L’excuse du grand public n’en n’est pas une, au contraire, et la dimension socioculturelle de la manifestation se doit d’être au niveau des œuvres sélectionnées par le Festival. S’en vouloir blâmer personne, peut-être la solution passe-t-elle par la sollicitation de commissaires d’exposition professionnels (l’association existe – https://c-e-a.asso.fr – et celle des critiques d’art aussi : http://aicafrance.org). Mais le premier problème reste celui des espaces de la Cité des Congrès.
Une suggestion
Devant l’institution, une grande esplanade coupe la rue Valmy, d’ouest en est, et se retourne au sud, sur l’entrée du foyer du Grand Auditorium ; elle pourrait servir de terrain de jeu pour la mise en place d’un concours international d’architecture dont le programme serait la construction d’un équipement dédié au Festival Les Utopiales, donc composé d’une structure légère, en kit R+5, démontable et re-montable chaque année. Et pour filer la métaphore, tel un vaisseau spatial, il viendrait se poser à Nantes, le temps du Festival.
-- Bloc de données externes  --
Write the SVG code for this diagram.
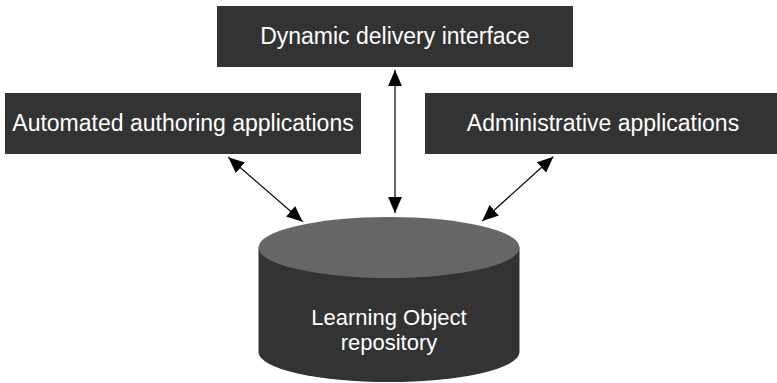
<svg xmlns="http://www.w3.org/2000/svg" width="777" height="383" viewBox="0 0 777 383">
<defs>
<style>
.box{fill:#333333}
.lbl{font-family:"Liberation Sans",Arial,sans-serif;font-size:23px;fill:#ffffff;text-anchor:middle}
.cyl{font-size:22px}
.conn{stroke:#000000;stroke-width:1.2;fill:none;marker-start:url(#ah);marker-end:url(#ah)}
</style>
<marker id="ah" markerUnits="userSpaceOnUse" markerWidth="16" markerHeight="14" refX="15" refY="6.5" orient="auto-start-reverse" viewBox="0 0 15 13">
<path d="M0,0 L15,6.5 L0,13 z" fill="#000000"/>
</marker>
</defs>
<rect width="777" height="383" fill="#ffffff"/>
<g id="connectors">
<line class="conn" x1="395" y1="70" x2="395" y2="213"/>
<line class="conn" x1="228.3" y1="157.3" x2="302.7" y2="221.7"/>
<line class="conn" x1="553.3" y1="156.7" x2="482.3" y2="221"/>
</g>
<g id="dynamic-delivery-interface">
<rect class="box" x="217" y="6" width="356" height="61"/>
<text class="lbl" x="395" y="44">Dynamic delivery interface</text>
</g>
<g id="automated-authoring-applications">
<rect class="box" x="5" y="93" width="356" height="61"/>
<text class="lbl" x="183" y="131">Automated authoring applications</text>
</g>
<g id="administrative-applications">
<rect class="box" x="425" y="93" width="356" height="61"/>
<text class="lbl" x="603" y="131">Administrative applications</text>
</g>
<g id="learning-object-repository">
<path d="M258.5,247.5 L258.5,352 A130.5,30 0 0 0 519.5,352 L519.5,247.5 Z" fill="#333333"/>
<ellipse cx="389" cy="247.5" rx="130.5" ry="30.5" fill="#666666"/>
<text class="lbl cyl" x="389" y="325">Learning Object</text>
<text class="lbl cyl" x="389" y="350">repository</text>
</g>
</svg>
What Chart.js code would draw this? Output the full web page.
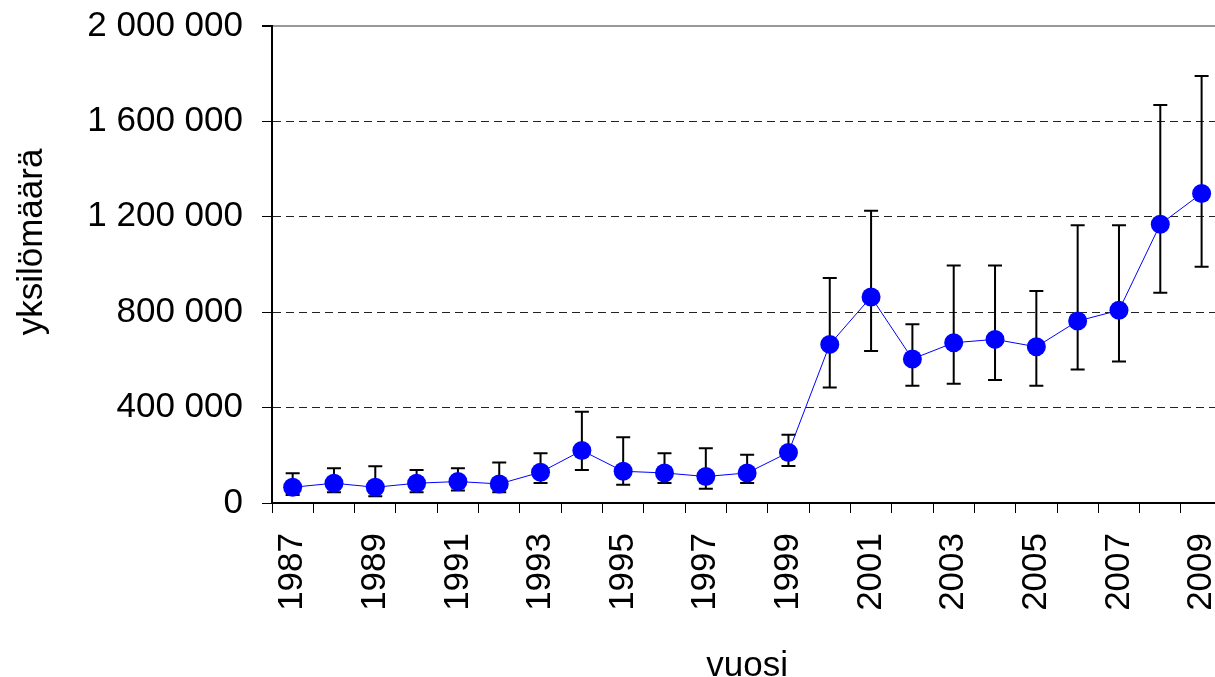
<!DOCTYPE html>
<html>
<head>
<meta charset="utf-8">
<script src="https://cdn.jsdelivr.net/npm/chart.js@4.4.1/dist/chart.umd.min.js"></script>
<style>
  html, body { margin: 0; padding: 0; background: #fff; overflow: hidden; }
  #wrap { width: 1264px; height: 677px; }
</style>
</head>
<body>
<div id="wrap"><canvas id="popChart" width="1264" height="677"></canvas></div>
<script>
// Data
const years = ["1987", "1988", "1989", "1990", "1991", "1992", "1993", "1994", "1995", "1996", "1997", "1998",
               "1999", "2000", "2001", "2002", "2003", "2004", "2005", "2006", "2007", "2008", "2009"];
const counts = [66000, 83000, 66000, 83000, 90000, 80000, 129000, 220000, 133000, 126000, 111000, 126000,
                212000, 665000, 864000, 604000, 672000, 686000, 655000, 763000, 808000, 1169000, 1298000];
const upper = [125000, 146000, 154000, 138000, 146000, 170000, 209000, 383000, 276000, 209000, 230000, 202000,
               286000, 943000, 1225000, 750000, 996000, 996000, 889000, 1165000, 1165000, 1669000, 1790000];
const lower = [34000, 45000, 28000, 45000, 52000, 45000, 84000, 138000, 76000, 84000, 60000, 84000,
               155000, 484000, 637000, 492000, 500000, 516000, 492000, 560000, 593000, 882000, 991000];
const yTicks = [0, 400000, 800000, 1200000, 1600000, 2000000];

const FONT = "'Liberation Sans', Arial, sans-serif";

// thousands with a space, like "1 600 000"
function fmt(v) {
    return String(v).replace(/\B(?=(\d{3})+(?!\d))/g, ' ');
}

// error bars behind the points
const errorBars = {
    id: 'errorBars',
    beforeDatasetsDraw(chart) {
        const ctx = chart.ctx;
        const x = chart.scales.x;
        const y = chart.scales.y;
        ctx.save();
        ctx.strokeStyle = '#000';
        ctx.lineWidth = 2;
        for (let i = 0; i < years.length; i++) {
            const px = x.getPixelForValue(i);
            const top = y.getPixelForValue(upper[i]);
            const bot = y.getPixelForValue(lower[i]);
            ctx.beginPath();
            ctx.moveTo(px, top); ctx.lineTo(px, bot);
            ctx.moveTo(px - 7, top); ctx.lineTo(px + 7, top);
            ctx.moveTo(px - 7, bot); ctx.lineTo(px + 7, bot);
            ctx.stroke();
        }
        ctx.restore();
    }
};

// y title sits a bit above the middle of the plot in the original
const yTitle = {
    id: 'yTitle',
    afterDraw(chart) {
        const ctx = chart.ctx;
        ctx.save();
        ctx.translate(32, 242);
        ctx.rotate(-Math.PI / 2);
        ctx.font = '35px ' + FONT;
        ctx.fillStyle = '#000';
        ctx.textAlign = 'center';
        ctx.textBaseline = 'middle';
        ctx.fillText('yksilömäärä', 0, 0);
        ctx.restore();
    }
};

const config = {
    type: 'line',
    data: {
        labels: years,
        datasets: [{
            data: counts,
            borderColor: '#0000ff',
            borderWidth: 1,
            pointBackgroundColor: '#0000ff',
            pointBorderColor: '#0000ff',
            pointRadius: 9.5,
            pointBorderWidth: 0,
            tension: 0
        }]
    },
    options: {
        responsive: false,
        animation: false,
        devicePixelRatio: 1,
        layout: { padding: { top: 26, right: 18, left: 0, bottom: 0 } },
        plugins: {
            legend: { display: false },
            tooltip: { enabled: false }
        },
        scales: {
            x: {
                offset: true,
                grid: {
                    offset: true,
                    drawOnChartArea: false,
                    color: '#000',
                    tickLength: 10,
                    lineWidth: 1
                },
                border: { color: '#000', width: 2 },
                ticks: {
                    autoSkip: false,
                    minRotation: 90,
                    maxRotation: 90,
                    padding: 20,
                    color: '#000',
                    font: { family: FONT, size: 35 },
                    callback: (v, i) => (i % 2 === 0 ? years[i] : '')
                },
                title: {
                    display: true,
                    text: 'vuosi',
                    color: '#000',
                    font: { family: FONT, size: 35, lineHeight: 0.6 },
                    padding: { top: 0, bottom: 0 }
                },
                afterFit(scale) { scale.height = 174; }
            },
            y: {
                min: 0,
                max: 2000000,
                afterBuildTicks(scale) { scale.ticks = yTicks.map(v => ({ value: v })); },
                grid: {
                    color: (c) => (c.tick && c.tick.value === 2000000 ? '#999' : (c.tick && c.tick.value === 0 ? '#000' : '#222')),
                    lineWidth: (c) => (c.tick && c.tick.value === 2000000 ? 2 : 1),
                    tickColor: '#000',
                    tickLength: 10,
                    tickBorderDash: []
                },
                border: {
                    color: '#000',
                    width: 2,
                    dash: (c) => (c.tick && (c.tick.value === 0 || c.tick.value === 2000000) ? [] : [8, 5])
                },
                ticks: {
                    padding: 19,
                    color: '#000',
                    font: { family: FONT, size: 35 },
                    callback: (v) => fmt(v)
                },
                afterFit(scale) {
                    scale.width = 272;
                    scale.paddingTop = 0;
                    scale.paddingBottom = 0;
                }
            }
        }
    },
    plugins: [errorBars, yTitle]
};

new Chart(document.getElementById('popChart').getContext('2d'), config);
</script>
</body>
</html>
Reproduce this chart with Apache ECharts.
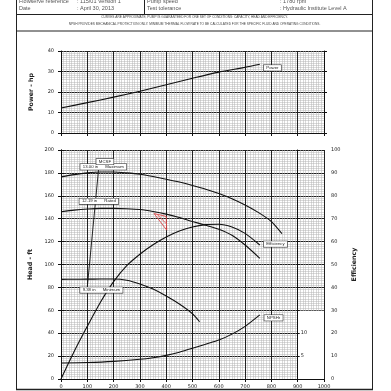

Ou alors, il faut trouver un autre lieu en adéquation avec Les Utopiales. Bon arrêtons de rêver, l’époque n’est plus à ce genre de folie. Dommage.
La bande dessinée comme dernier endroit de l’avant-garde architecturale ? En attendant la 21ème édition des Utopiales (fin octobre 2020), dans les prochaines chroniques de l’avant-garde, nous allons essayer de scruter les différentes perspectives architecturales à l’œuvre dans la littérature de l’imaginaire dessinée.